**WORK TO DO**
Everything in the listing except the pictures should be written out exactly.

**DATA PROVIDED**
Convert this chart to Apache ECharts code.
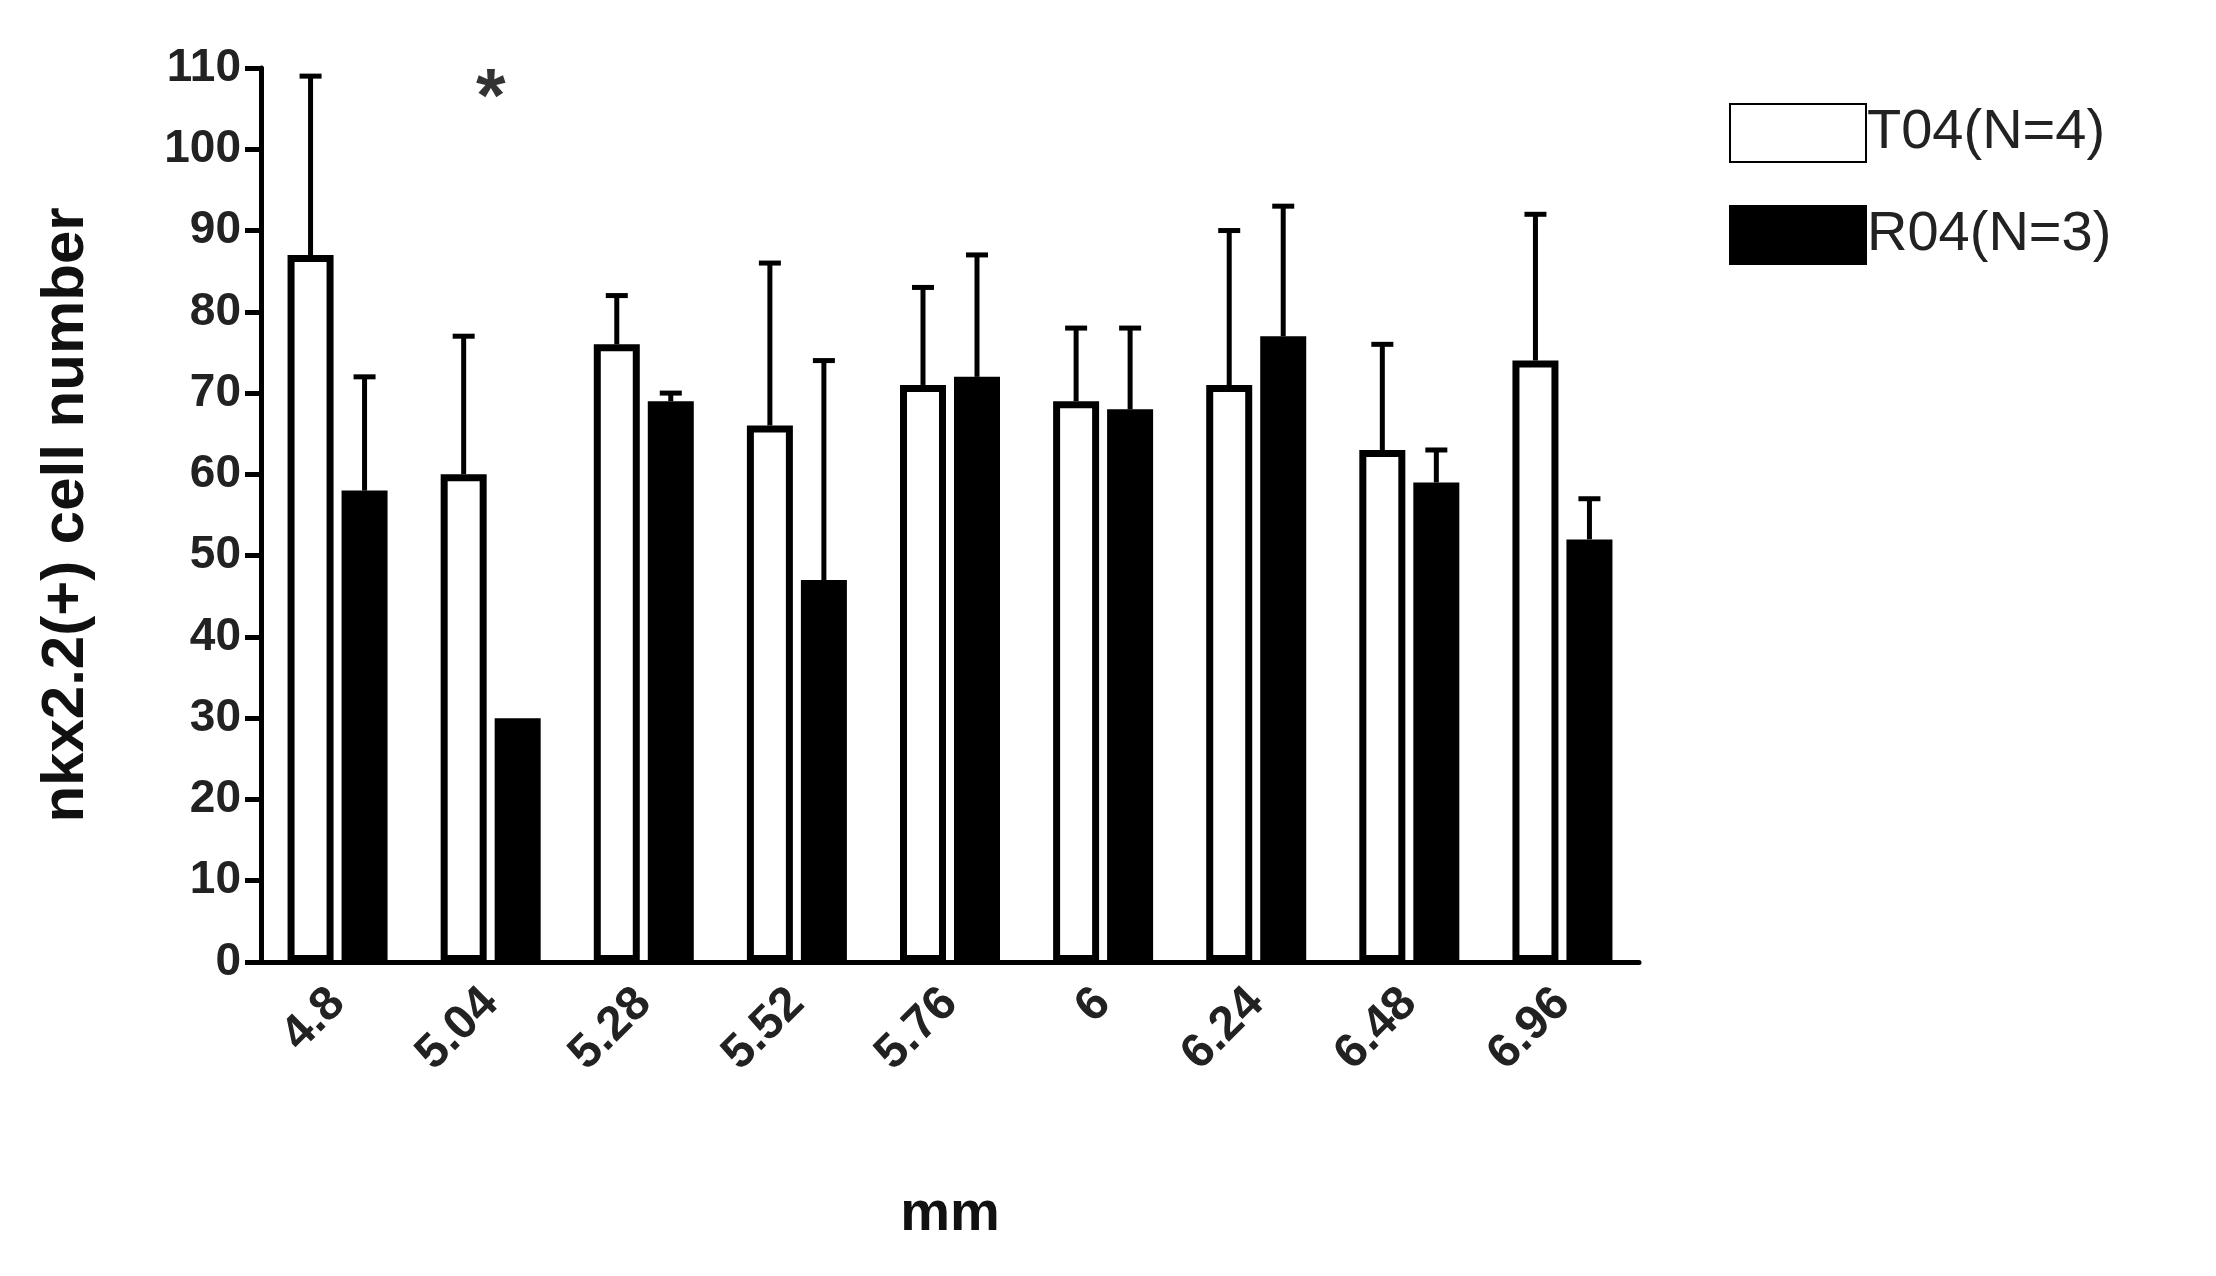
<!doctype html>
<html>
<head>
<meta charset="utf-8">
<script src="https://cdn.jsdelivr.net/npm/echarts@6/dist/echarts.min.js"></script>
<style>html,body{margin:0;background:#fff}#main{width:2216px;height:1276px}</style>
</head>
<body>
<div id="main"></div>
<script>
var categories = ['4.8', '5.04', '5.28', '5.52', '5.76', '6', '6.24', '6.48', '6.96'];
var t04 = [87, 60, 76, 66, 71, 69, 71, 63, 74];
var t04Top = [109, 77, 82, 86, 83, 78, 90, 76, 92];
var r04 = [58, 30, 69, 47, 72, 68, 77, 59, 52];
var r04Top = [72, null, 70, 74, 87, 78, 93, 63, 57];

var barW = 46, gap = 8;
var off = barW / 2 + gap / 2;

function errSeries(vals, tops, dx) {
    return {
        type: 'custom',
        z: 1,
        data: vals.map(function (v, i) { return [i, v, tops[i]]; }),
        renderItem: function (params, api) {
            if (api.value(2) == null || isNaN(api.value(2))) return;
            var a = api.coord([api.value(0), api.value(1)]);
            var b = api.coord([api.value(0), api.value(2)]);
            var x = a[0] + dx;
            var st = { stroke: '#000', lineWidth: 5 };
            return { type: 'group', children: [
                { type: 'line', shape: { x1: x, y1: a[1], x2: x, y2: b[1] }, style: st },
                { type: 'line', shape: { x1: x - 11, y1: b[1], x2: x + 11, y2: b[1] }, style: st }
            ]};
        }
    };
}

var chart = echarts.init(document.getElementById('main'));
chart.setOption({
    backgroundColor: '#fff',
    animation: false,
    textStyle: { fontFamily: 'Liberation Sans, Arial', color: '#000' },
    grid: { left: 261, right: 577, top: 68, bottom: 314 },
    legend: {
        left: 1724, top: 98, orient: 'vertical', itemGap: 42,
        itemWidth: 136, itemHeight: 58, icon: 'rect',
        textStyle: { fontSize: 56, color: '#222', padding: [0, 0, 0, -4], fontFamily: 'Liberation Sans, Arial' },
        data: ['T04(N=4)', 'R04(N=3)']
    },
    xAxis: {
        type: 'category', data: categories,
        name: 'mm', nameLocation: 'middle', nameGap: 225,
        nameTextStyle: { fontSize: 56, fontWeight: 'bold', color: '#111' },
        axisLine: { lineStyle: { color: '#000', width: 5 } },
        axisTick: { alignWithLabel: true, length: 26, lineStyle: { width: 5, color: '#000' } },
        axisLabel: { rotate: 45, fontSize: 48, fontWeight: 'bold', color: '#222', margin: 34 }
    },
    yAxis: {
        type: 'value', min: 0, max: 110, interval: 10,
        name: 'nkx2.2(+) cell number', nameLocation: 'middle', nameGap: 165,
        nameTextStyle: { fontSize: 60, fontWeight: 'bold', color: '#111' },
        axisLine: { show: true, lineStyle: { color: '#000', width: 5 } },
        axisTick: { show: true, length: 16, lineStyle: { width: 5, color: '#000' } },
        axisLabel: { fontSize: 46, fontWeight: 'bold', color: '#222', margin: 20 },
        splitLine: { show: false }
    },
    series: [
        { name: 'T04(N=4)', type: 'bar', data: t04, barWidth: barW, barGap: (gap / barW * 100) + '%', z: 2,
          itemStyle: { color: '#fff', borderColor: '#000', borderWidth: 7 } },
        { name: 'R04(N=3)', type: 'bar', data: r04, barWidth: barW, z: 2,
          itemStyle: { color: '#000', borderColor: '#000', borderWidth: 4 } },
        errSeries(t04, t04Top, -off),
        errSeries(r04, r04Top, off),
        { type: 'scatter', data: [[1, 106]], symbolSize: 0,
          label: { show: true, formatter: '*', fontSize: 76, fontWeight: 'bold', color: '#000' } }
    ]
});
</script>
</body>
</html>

**SOLUTION**
Convert this chart to Apache ECharts code.
<!doctype html>
<html>
<head>
<meta charset="utf-8">
<script src="https://cdn.jsdelivr.net/npm/echarts@6/dist/echarts.min.js"></script>
<style>html,body{margin:0;background:#fff}#main{width:2216px;height:1276px}</style>
</head>
<body>
<div id="main"></div>
<script>
var categories = ['4.8', '5.04', '5.28', '5.52', '5.76', '6', '6.24', '6.48', '6.96'];
var t04 = [87, 60, 76, 66, 71, 69, 71, 63, 74];
var t04Top = [109, 77, 82, 86, 83, 78, 90, 76, 92];
var r04 = [58, 30, 69, 47, 72, 68, 77, 59, 52];
var r04Top = [72, null, 70, 74, 87, 78, 93, 63, 57];

var barW = 46, gap = 8;
var off = barW / 2 + gap / 2;

function errSeries(vals, tops, dx) {
    return {
        type: 'custom',
        z: 1,
        data: vals.map(function (v, i) { return [i, v, tops[i]]; }),
        renderItem: function (params, api) {
            if (api.value(2) == null || isNaN(api.value(2))) return;
            var a = api.coord([api.value(0), api.value(1)]);
            var b = api.coord([api.value(0), api.value(2)]);
            var x = a[0] + dx;
            var st = { stroke: '#000', lineWidth: 5 };
            return { type: 'group', children: [
                { type: 'line', shape: { x1: x, y1: a[1], x2: x, y2: b[1] }, style: st },
                { type: 'line', shape: { x1: x - 11, y1: b[1], x2: x + 11, y2: b[1] }, style: st }
            ]};
        }
    };
}

var chart = echarts.init(document.getElementById('main'));
chart.setOption({
    backgroundColor: '#fff',
    animation: false,
    textStyle: { fontFamily: 'Liberation Sans, Arial', color: '#000' },
    grid: { left: 261, right: 577, top: 68, bottom: 314 },
    legend: {
        left: 1724, top: 98, orient: 'vertical', itemGap: 42,
        itemWidth: 136, itemHeight: 58, icon: 'rect',
        textStyle: { fontSize: 56, color: '#222', padding: [0, 0, 0, -4], fontFamily: 'Liberation Sans, Arial' },
        data: ['T04(N=4)', 'R04(N=3)']
    },
    xAxis: {
        type: 'category', data: categories,
        name: 'mm', nameLocation: 'middle', nameGap: 225,
        nameTextStyle: { fontSize: 56, fontWeight: 'bold', color: '#111' },
        axisLine: { lineStyle: { color: '#000', width: 5 } },
        axisTick: { alignWithLabel: true, length: 26, lineStyle: { width: 5, color: '#000' } },
        axisLabel: { rotate: 45, fontSize: 48, fontWeight: 'bold', color: '#222', margin: 34 }
    },
    yAxis: {
        type: 'value', min: 0, max: 110, interval: 10,
        name: 'nkx2.2(+) cell number', nameLocation: 'middle', nameGap: 165,
        nameTextStyle: { fontSize: 60, fontWeight: 'bold', color: '#111' },
        axisLine: { show: true, lineStyle: { color: '#000', width: 5 } },
        axisTick: { show: true, length: 16, lineStyle: { width: 5, color: '#000' } },
        axisLabel: { fontSize: 46, fontWeight: 'bold', color: '#222', margin: 20 },
        splitLine: { show: false }
    },
    series: [
        { name: 'T04(N=4)', type: 'bar', data: t04, barWidth: barW, barGap: (gap / barW * 100) + '%', z: 2,
          itemStyle: { color: '#fff', borderColor: '#000', borderWidth: 7 } },
        { name: 'R04(N=3)', type: 'bar', data: r04, barWidth: barW, z: 2,
          itemStyle: { color: '#000', borderColor: '#000', borderWidth: 4 } },
        errSeries(t04, t04Top, -off),
        errSeries(r04, r04Top, off),
        { type: 'scatter', data: [[1, 106]], symbolSize: 0,
          label: { show: true, formatter: '*', fontSize: 76, fontWeight: 'bold', color: '#000' } }
    ]
});
</script>
</body>
</html>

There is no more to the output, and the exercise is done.